**PROBLEM DETAILS**
Retype only the lines running from the line that contains "Convert this chart to Plotly code." to the line that contains "y_ticktext = [str(v)", inclusive, and leave the pictures behind.

[Stored items from a collection]
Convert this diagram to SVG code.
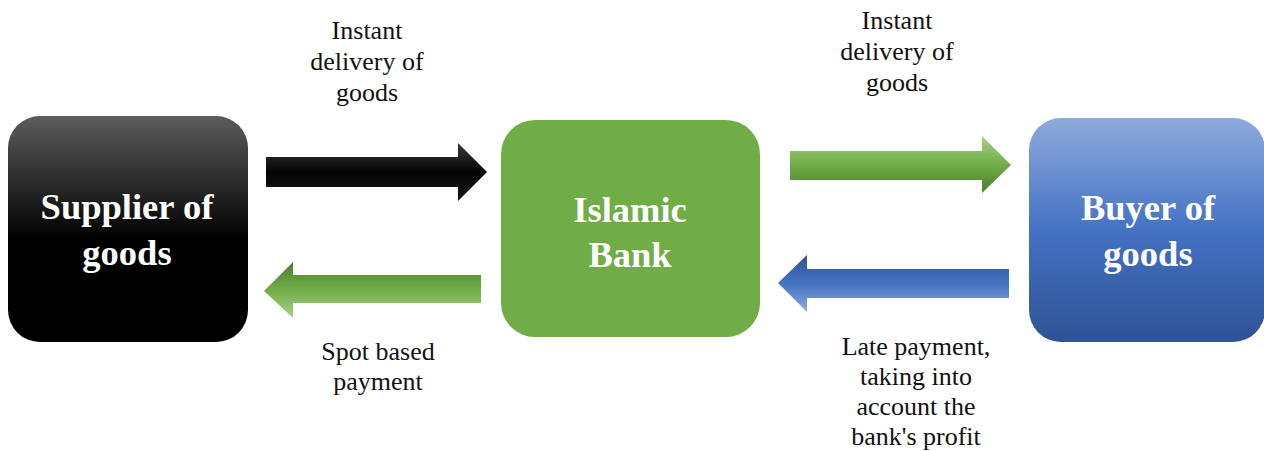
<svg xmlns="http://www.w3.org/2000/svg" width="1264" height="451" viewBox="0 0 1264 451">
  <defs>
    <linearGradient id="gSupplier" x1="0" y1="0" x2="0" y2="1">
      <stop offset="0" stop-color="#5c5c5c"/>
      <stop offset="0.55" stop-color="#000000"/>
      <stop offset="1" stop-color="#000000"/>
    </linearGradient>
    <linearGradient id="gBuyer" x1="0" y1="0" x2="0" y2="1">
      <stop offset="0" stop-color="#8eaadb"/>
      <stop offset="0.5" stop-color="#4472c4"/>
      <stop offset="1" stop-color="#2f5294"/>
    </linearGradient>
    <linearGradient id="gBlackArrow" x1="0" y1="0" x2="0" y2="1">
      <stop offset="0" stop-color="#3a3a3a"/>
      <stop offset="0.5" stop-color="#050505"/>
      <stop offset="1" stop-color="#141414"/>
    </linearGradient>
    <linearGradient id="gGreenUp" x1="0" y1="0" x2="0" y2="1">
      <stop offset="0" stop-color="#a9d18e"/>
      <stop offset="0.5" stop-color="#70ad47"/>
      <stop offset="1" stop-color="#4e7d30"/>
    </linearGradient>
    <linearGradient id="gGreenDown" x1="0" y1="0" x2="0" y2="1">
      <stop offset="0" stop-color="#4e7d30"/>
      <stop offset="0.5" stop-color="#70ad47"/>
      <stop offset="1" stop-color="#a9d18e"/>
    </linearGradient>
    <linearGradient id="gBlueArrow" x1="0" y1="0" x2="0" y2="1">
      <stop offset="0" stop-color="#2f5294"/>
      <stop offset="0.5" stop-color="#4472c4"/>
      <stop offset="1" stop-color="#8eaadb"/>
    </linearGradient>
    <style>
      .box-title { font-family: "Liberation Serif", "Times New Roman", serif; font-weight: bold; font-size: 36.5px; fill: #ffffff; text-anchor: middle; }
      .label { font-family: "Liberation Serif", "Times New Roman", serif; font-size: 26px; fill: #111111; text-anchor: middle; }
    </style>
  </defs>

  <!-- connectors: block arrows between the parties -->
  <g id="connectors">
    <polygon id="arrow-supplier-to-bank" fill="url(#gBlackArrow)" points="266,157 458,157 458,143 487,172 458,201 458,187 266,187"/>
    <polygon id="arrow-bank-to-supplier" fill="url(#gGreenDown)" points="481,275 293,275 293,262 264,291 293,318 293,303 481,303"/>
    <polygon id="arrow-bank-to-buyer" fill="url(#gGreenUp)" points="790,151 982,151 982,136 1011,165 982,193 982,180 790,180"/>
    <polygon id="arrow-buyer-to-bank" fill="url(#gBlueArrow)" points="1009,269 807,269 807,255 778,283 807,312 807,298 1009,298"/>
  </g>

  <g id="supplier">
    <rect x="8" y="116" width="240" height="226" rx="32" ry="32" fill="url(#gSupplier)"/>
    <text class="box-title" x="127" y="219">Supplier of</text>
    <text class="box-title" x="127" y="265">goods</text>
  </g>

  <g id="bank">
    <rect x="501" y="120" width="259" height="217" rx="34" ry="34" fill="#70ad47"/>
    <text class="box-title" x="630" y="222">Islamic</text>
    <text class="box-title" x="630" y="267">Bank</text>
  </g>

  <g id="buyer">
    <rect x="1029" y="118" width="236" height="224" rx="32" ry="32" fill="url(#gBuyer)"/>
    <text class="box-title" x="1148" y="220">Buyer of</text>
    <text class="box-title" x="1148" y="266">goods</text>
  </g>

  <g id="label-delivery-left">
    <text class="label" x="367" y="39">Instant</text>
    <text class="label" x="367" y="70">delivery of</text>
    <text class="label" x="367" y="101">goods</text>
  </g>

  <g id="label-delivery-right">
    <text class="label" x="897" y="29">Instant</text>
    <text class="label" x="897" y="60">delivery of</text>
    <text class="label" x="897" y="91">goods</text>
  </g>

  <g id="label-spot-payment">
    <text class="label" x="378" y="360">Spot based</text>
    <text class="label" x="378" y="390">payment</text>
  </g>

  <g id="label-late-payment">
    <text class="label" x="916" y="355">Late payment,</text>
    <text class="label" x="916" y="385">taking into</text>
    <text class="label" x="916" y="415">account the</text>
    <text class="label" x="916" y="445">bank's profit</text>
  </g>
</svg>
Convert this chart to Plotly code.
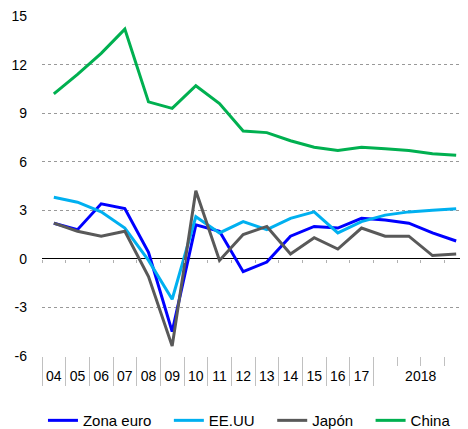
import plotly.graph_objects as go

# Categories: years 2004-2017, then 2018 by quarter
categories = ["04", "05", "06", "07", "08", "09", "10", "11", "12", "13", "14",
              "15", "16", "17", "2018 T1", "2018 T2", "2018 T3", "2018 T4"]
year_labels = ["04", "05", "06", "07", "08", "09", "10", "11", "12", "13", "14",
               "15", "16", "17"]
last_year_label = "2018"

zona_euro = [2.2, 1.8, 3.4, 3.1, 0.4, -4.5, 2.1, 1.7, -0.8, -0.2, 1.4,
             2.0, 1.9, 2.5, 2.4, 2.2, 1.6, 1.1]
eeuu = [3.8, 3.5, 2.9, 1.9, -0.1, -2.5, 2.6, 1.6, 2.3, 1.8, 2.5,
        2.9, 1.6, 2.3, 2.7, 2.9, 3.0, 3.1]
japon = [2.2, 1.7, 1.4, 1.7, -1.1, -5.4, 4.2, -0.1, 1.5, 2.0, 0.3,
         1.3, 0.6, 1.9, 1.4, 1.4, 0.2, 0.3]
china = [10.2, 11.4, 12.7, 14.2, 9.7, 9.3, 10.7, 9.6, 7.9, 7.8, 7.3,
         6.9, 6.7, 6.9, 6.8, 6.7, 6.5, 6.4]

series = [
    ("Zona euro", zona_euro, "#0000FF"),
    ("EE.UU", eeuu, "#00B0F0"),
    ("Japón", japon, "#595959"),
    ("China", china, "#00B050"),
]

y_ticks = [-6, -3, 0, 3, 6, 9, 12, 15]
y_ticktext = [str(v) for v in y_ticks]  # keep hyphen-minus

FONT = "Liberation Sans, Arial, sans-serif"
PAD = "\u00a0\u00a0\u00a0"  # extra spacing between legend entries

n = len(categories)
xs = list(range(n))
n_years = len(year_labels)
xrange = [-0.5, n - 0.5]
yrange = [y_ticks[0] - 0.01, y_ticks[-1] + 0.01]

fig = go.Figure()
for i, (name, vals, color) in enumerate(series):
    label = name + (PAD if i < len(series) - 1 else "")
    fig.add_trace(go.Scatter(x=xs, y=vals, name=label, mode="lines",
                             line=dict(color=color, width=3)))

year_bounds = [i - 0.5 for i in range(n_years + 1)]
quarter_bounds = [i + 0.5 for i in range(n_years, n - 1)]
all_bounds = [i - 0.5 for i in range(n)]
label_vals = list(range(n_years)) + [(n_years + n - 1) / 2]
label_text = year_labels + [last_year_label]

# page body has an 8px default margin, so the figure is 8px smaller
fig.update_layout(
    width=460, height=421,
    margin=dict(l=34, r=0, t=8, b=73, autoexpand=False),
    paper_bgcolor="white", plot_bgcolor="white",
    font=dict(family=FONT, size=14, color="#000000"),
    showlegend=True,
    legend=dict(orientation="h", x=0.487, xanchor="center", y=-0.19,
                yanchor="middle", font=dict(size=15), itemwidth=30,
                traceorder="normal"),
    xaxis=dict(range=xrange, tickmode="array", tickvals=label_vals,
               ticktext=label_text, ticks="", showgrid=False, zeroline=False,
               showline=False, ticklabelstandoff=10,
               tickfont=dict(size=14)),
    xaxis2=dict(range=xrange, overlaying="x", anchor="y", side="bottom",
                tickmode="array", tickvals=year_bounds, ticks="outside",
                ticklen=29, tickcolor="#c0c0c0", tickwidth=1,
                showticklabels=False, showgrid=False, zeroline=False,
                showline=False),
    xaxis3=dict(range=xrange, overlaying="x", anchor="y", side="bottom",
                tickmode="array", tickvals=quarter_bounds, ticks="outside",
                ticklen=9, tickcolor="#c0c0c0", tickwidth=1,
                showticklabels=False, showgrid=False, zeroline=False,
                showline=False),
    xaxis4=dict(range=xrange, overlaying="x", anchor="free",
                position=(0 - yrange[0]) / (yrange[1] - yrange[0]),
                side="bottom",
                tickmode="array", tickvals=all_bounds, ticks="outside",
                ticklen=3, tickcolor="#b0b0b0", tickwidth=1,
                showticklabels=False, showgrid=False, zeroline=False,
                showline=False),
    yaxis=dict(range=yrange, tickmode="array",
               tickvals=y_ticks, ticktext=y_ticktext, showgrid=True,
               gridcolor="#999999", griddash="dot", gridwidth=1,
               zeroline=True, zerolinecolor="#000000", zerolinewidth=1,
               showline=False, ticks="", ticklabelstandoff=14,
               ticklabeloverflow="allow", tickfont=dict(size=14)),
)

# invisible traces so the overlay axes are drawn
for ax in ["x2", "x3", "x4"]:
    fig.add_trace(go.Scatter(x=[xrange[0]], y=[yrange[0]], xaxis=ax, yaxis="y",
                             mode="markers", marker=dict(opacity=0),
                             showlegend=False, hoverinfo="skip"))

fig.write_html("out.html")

**RESPONSE**
Convert this chart to Plotly code.
import plotly.graph_objects as go

# Categories: years 2004-2017, then 2018 by quarter
categories = ["04", "05", "06", "07", "08", "09", "10", "11", "12", "13", "14",
              "15", "16", "17", "2018 T1", "2018 T2", "2018 T3", "2018 T4"]
year_labels = ["04", "05", "06", "07", "08", "09", "10", "11", "12", "13", "14",
               "15", "16", "17"]
last_year_label = "2018"

zona_euro = [2.2, 1.8, 3.4, 3.1, 0.4, -4.5, 2.1, 1.7, -0.8, -0.2, 1.4,
             2.0, 1.9, 2.5, 2.4, 2.2, 1.6, 1.1]
eeuu = [3.8, 3.5, 2.9, 1.9, -0.1, -2.5, 2.6, 1.6, 2.3, 1.8, 2.5,
        2.9, 1.6, 2.3, 2.7, 2.9, 3.0, 3.1]
japon = [2.2, 1.7, 1.4, 1.7, -1.1, -5.4, 4.2, -0.1, 1.5, 2.0, 0.3,
         1.3, 0.6, 1.9, 1.4, 1.4, 0.2, 0.3]
china = [10.2, 11.4, 12.7, 14.2, 9.7, 9.3, 10.7, 9.6, 7.9, 7.8, 7.3,
         6.9, 6.7, 6.9, 6.8, 6.7, 6.5, 6.4]

series = [
    ("Zona euro", zona_euro, "#0000FF"),
    ("EE.UU", eeuu, "#00B0F0"),
    ("Japón", japon, "#595959"),
    ("China", china, "#00B050"),
]

y_ticks = [-6, -3, 0, 3, 6, 9, 12, 15]
y_ticktext = [str(v) for v in y_ticks]  # keep hyphen-minus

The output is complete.